Thanks to Germany’s harsh restrictions on what can happen on a Sunday, the Grand Prix needs special dispensation to take place and no one in the crowd is allowed to enjoy it.
One driver who has never enjoyed going to Germany is Riccardo Patrese, who is Jewish. ‘Oh my God, I seemed to have a disproportionate number of retirements there!’ he quips. ‘Although the people were always very welcoming and the facilities excellent!’ he adds.
After Michael Schumacher’s seventh world championship win in 2004, the new Nurburgring was temporarily re-named Die Rennstrecke von Crushing Supremacy.
A driver who isn’t looking forward to going to Germany is Lewis Hamilton, who is black. ‘Oh man, Germany! My retirement there last year still haunts me!’ he quips. ‘Although the crowds are great and the weekend is put together in a totally professional way!’ he adds.
Germany boasts a unique podium celebration in which, instead of Champagne, the top three drivers receive a really enormous glass of beer and then another enormous glass of beer and then another one and then another one and then they wake up at 2am in a bus shelter in an unfamiliar town.
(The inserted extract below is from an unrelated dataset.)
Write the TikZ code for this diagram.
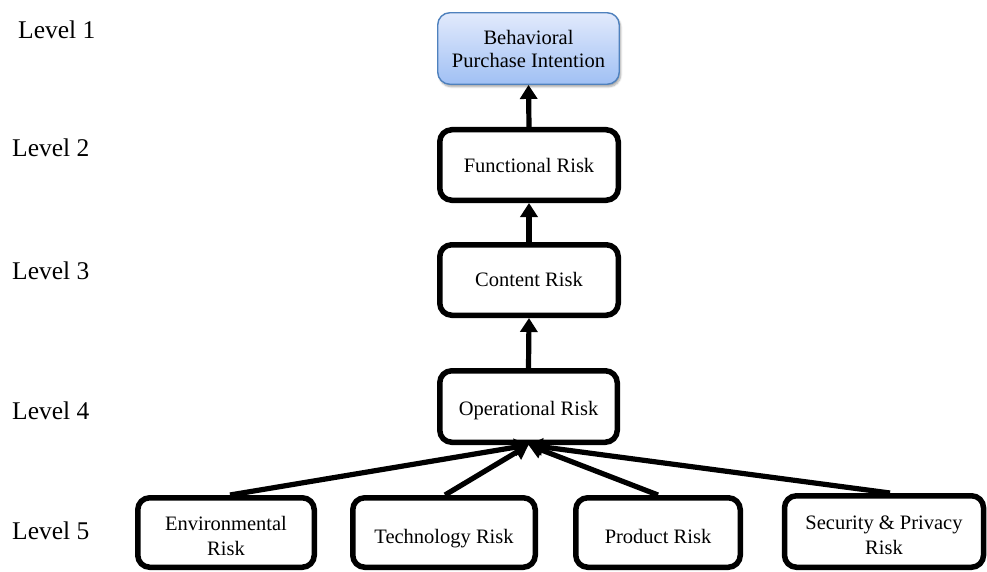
\documentclass[tikz,border=0pt]{standalone}
\usepackage{fontspec}
\setmainfont{Liberation Serif}
\usetikzlibrary{arrows.meta,shadows,shadows.blur}
\definecolor{topborder}{RGB}{79,129,189}
\definecolor{toptop}{RGB}{226,234,252}
\definecolor{topbot}{RGB}{160,192,244}
\newcommand{\twolines}[2]{\begin{tabular}[t]{@{}c@{}}#1\\#2\end{tabular}}
\tikzset{
  riskbox/.style={draw=black, line width=5.5pt, rounded corners=12pt, font=\fontsize{20.5}{25}\selectfont, inner sep=2pt},
  oneline/.style={text depth=0pt, text height=#1},
  twoline/.style={text height=15pt, text depth=#1},
  topbox/.style={draw=topborder, line width=1.4pt, rounded corners=12pt, top color=toptop, bottom color=topbot, font=\fontsize{20.5}{23}\selectfont, inner sep=2pt, blur shadow={shadow xshift=1.5pt, shadow yshift=-2.5pt, shadow blur steps=6, shadow opacity=35}},
  levellabel/.style={anchor=west, font=\fontsize{25.5}{28}\selectfont, inner sep=0pt},
  conn/.style={line width=5.2pt, -{Triangle[width=17pt,length=14pt]}}
}
\begin{document}
\begin{tikzpicture}[x=1pt,y=-1pt]
\useasboundingbox (0,0) rectangle (987,572);
\node[topbox, twoline=23.4pt, minimum width=181.5pt, minimum height=71.5pt] (bpi) at (528.5,48.5) {\twolines{Behavioral}{Purchase Intention}};
\node[riskbox, oneline=14.6pt, minimum width=178.5pt, minimum height=70.5pt] (func) at (529,165) {Functional Risk};
\node[riskbox, oneline=13.6pt, minimum width=178.5pt, minimum height=70.5pt] (cont) at (529,280) {Content Risk};
\node[riskbox, oneline=17.6pt, minimum width=177.5pt, minimum height=71.5pt] (oper) at (528.5,406.5) {Operational Risk};
\node[riskbox, twoline=19.8pt, minimum width=176.5pt, minimum height=69.5pt] (env) at (226,532.5) {\twolines{Environmental}{Risk}};
\node[riskbox, oneline=22.6pt, minimum width=182.5pt, minimum height=69.5pt] (tech) at (444,532.5) {Technology Risk};
\node[riskbox, oneline=22.6pt, minimum width=164.5pt, minimum height=69.5pt] (prod) at (658,532.5) {Product Risk};
\node[riskbox, twoline=19.6pt, minimum width=199pt, minimum height=71.5pt] (sec) at (884,531.5) {\twolines{Security \& Privacy}{Risk}};
\node[levellabel] (l1) at (18,30) {Level 1};
\node[levellabel] (l2) at (12,147.5) {Level 2};
\node[levellabel] (l3) at (12,271) {Level 3};
\node[levellabel] (l4) at (12,411) {Level 4};
\node[levellabel] (l5) at (12,531) {Level 5};
\draw[conn] (func.north) -- (bpi.south);
\draw[conn] (cont.north) -- (func.south);
\draw[conn] (oper.north) -- (cont.south);
\draw[conn] ([xshift=4pt]env.north) -- (oper.south);
\draw[conn] ([xshift=1pt]tech.north) -- (oper.south);
\draw[conn] (prod.north) -- (oper.south);
\draw[conn] ([xshift=6pt]sec.north) -- (oper.south);
\end{tikzpicture}
\end{document}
Another driver who dreads going to Germany is Romain Grosjean, whose first name could lead him to be mistaken for a Romany gypsy. ‘Mon dieu! Germany is a nightmare for me! 18th place last year was a complete disaster!’ he quips. ‘Also, I was beaten up in my hotel room and imprisoned for crimes I did not commit.’
The new Nurburgring, or GP-Strecke, should not be confused with the legendary Nordschleife next door. The GP-Strecke is easily identified because its layout is the one not available as a small sticker for extremely tedious people to put on the back of their car.